Thursday, November 1, 2012

The property bill sitting in my mailbox today wasn’t a shock at all. I expected it to hit around this time of year, and I ballparked the damage well before the punchline emerged from the envelope. I knew the impending savings crunch, too–were I smarter, I would’ve socked away a tiny bit from each paycheck months and months ago, but I never have the wherewithal to adopt this habit. Instead, I end up socking away bigger chunks of cheddar from the pay periods leading up to the deadline. Again, though, standard operating procedure.

What took me by surprise was the sentiment the piece of paper evoked, a feeling of being trapped. I’ve shared this with you before, and it’s only obliquely related to the tax itself. The invoice will be paid in full, rest assured. The feeling has more to do with the sameness of it all–another tax bill, another year. I had hoped skill acquisition and sociability would pave an easy exit, last time we spoke about this, but I’m shuttering the former idea. I just haven’t cared to learn anything new lately.

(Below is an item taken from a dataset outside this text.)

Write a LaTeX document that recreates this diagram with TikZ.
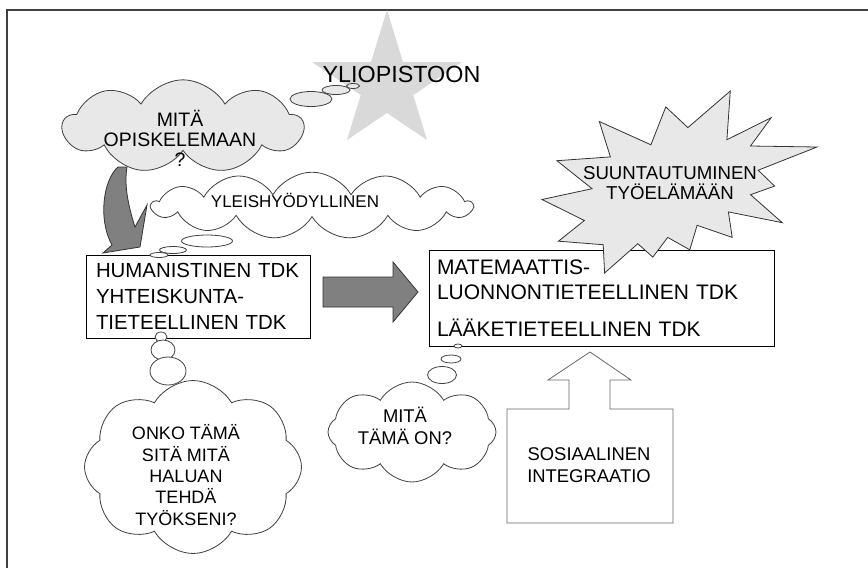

Sociability’s still important, of course, and in place of skill acquisition is creation. I’m consuming things all the time. Why not try to make something instead, give myself fully to the toil and treasure of the act? There’s something brewing, but I don’t want to talk about it yet, for fear of snuffing out the spark. I’m sorry if I sound too lofty or abstract, so let me be clear here: I’d like to sell out! I’d sell out in an instant.

Tuesday, October 30, 2012

When you part with co-workers and leave for your next gig, you say your goodbyes, exchange your short-lived vows to “keep in touch,” and then you move on, relegating their names to the endless shelves of LinkedIn. That’s the norm for me, at least. But it doesn’t have to be, as I was reminded tonight. You can run smack into the past and pick up right where you left off–and in doing so, find it to be richly rewarding.

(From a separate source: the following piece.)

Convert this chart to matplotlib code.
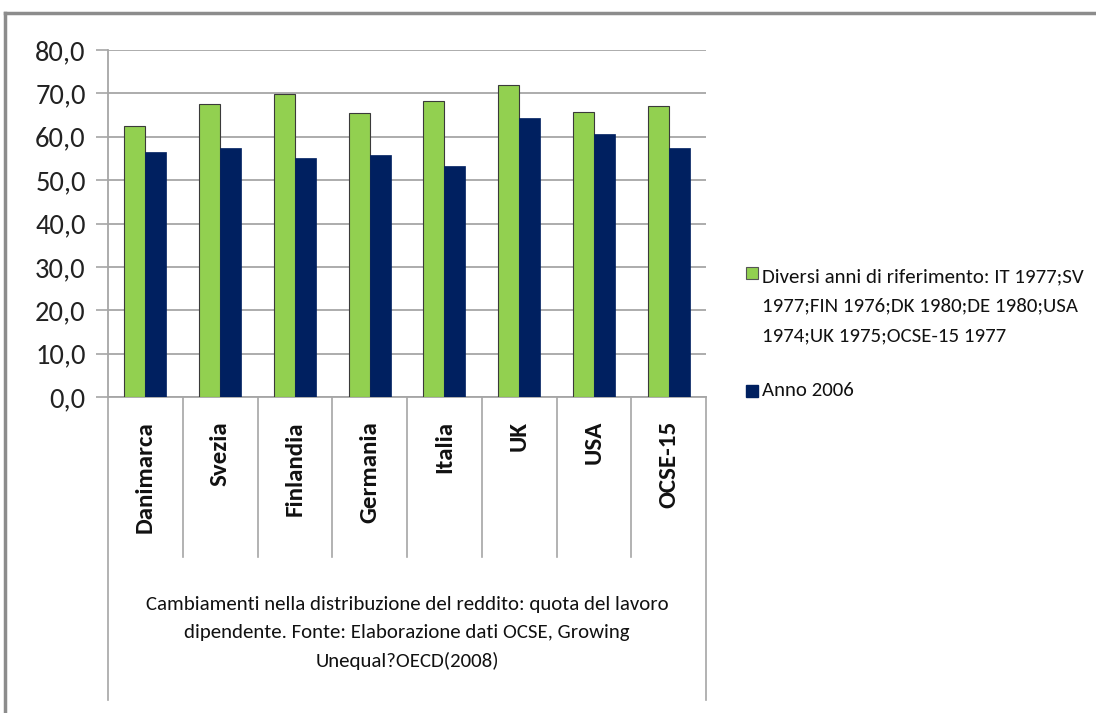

It was a chance encounter in the dairy section at Target, of all places. I ran into a colleague from yore and before I knew it, 40 minutes had flown by. It’s been more than two years since I worked with her, but conversation flowed as freely as if we were on lunch break, with stories, updates on people, new insights on old narratives. I realized these bonds never truly dissipate. There is a common vocabulary shaped by the psychological scars we endured together. It’s like I served with you, shoulder to shoulder, in the dark corners of the corporate world, against a deluge of market forces entirely out of our control. It made my night.

I can’t say the same for tomorrow night, though. You know my stance on Halloween. No matter how much more sociable I’ve become, the core conceit of tomorrow’s holiday continues to be nonsensical and repugnant. Buying a bag or two of candy to distribute would be far less expensive than hitting the movie theater, but it’s not a question of cost. I simply don’t understand the mandate to be regularly summoned by my doorbell to fund the sugar dependencies of complete strangers, even for a day. I’ve prepped, of course, with my usual routine, ensuring my front porch is swept free of poisonous spiders and their authentic webbing and, most importantly, culpability.

Thursday, October 25, 2012

The end is so close, I can taste it. And I did so this morning, in a way, when I tore into one of my remaining 22 packets of oatmeal. 22 left! It’s been a long and storied journey, truly. What I didn’t know when breakfast was being irradiated, though, was how oats would be one of the better-tasting items on the menu today. That’s because I tried going paleo tonight for dinner.

I get the premise of paleo. It’s a return to our dining roots, heavy on meat and veg, free of grains and processed foods and sugars. What’s compelling about the regimen is how proponents describe the way they feel after changing their eating habits–productive, energized, never a food coma. I experienced some of this in a limited capacity, years ago, when I weaned myself off processed sugars for a month. I felt great, so the prospect of recapturing this state of mind and enhancing it was just too tempting.

One of my work buddies graciously handed me a vacuum-packed meal from his shipment, a concoction of grass-fed beef, celery root, parsnip, and coconut oil. Sounds edible, right? Wrong. I prepared the dish tonight–over a plate of pasta, as a kind of hedge–and the pasta, it turned out, was an exercise in keen foresight. Paleo? It tastes like 251 million years ago. Imagine finding these ingredients in the dirt and then spraying them all with a hint of coconut. I was ingesting nutrients without the pageantry of flavor.

How can anyone do this for 30 days straight? It occurred to me that you probably can’t, at least for the paleoheads I know, because the words “I cheated” are a common refrain, which is never a precursor to sustainability. Sneaking in a Cuban sandwich over the weekend or a beer on Thursday night–that makes this sound suspiciously like a diet. I’m going to let this train pass. Sorry, cow! Sorry, parsnip. You all died in vain.